He also sees plenty of renewable energy potential in the rest of the region. For instance, Indonesia “has been a longtime geothermal – pun intended – hotspot for the entire globe,” he quipped.
Johor Bahru is also a “huge growth engine” and a location where Microsoft “will be growing very significantly” – not just in terms of data centre capacity, but also in developing educational and skills programmes for local communities.
India is another promising market, as grid reliability improves and clean power opportunities increase, “because the government and the utilities there have really leaned into that sector”, said Hollis.
From next year, Microsoft plans to focus more on having conversations with energy developers in each market and learning more about their portfolios so that it can better match energy consumption with clean power.
“A bit of the trickiness is making sure that if our data centre is showing up in a particular year, we need the renewable energy to show up in that same year as well,” Hollis noted.

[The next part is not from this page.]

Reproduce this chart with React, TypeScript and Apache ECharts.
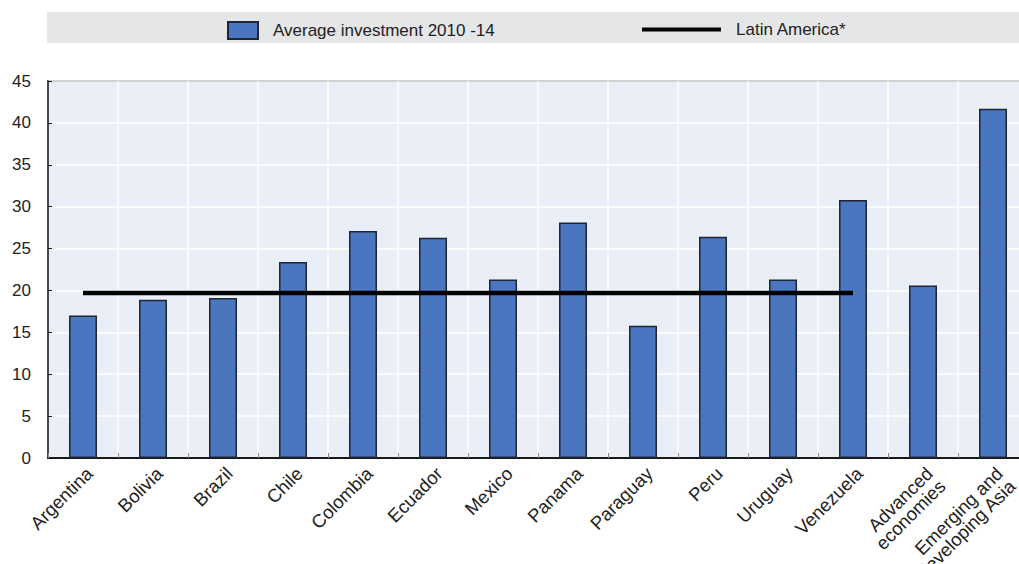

Such matching is vital to ensure that “additionality” is in place, meaning that Microsoft is adding clean power to the grid while it is adding load.
Hollis also echoed industry calls for more universal standards in how data centres report their use of clean power. This is so that “anybody that’s looking at the record-keeping can know that it took place exactly the way we said”, said Hollis.
On the cost front, Hollis is optimistic about the economics of clean power improving.
“I was talking, 15 years ago, about 300-dollar megawatt-hour pricing for photovoltaic (PV) solar – and now there’s PV solar happening at 25 dollars in parts of the world,” he said.
“So you do see that commercialising scale, looking at new technologies. Who knows what the next one is?”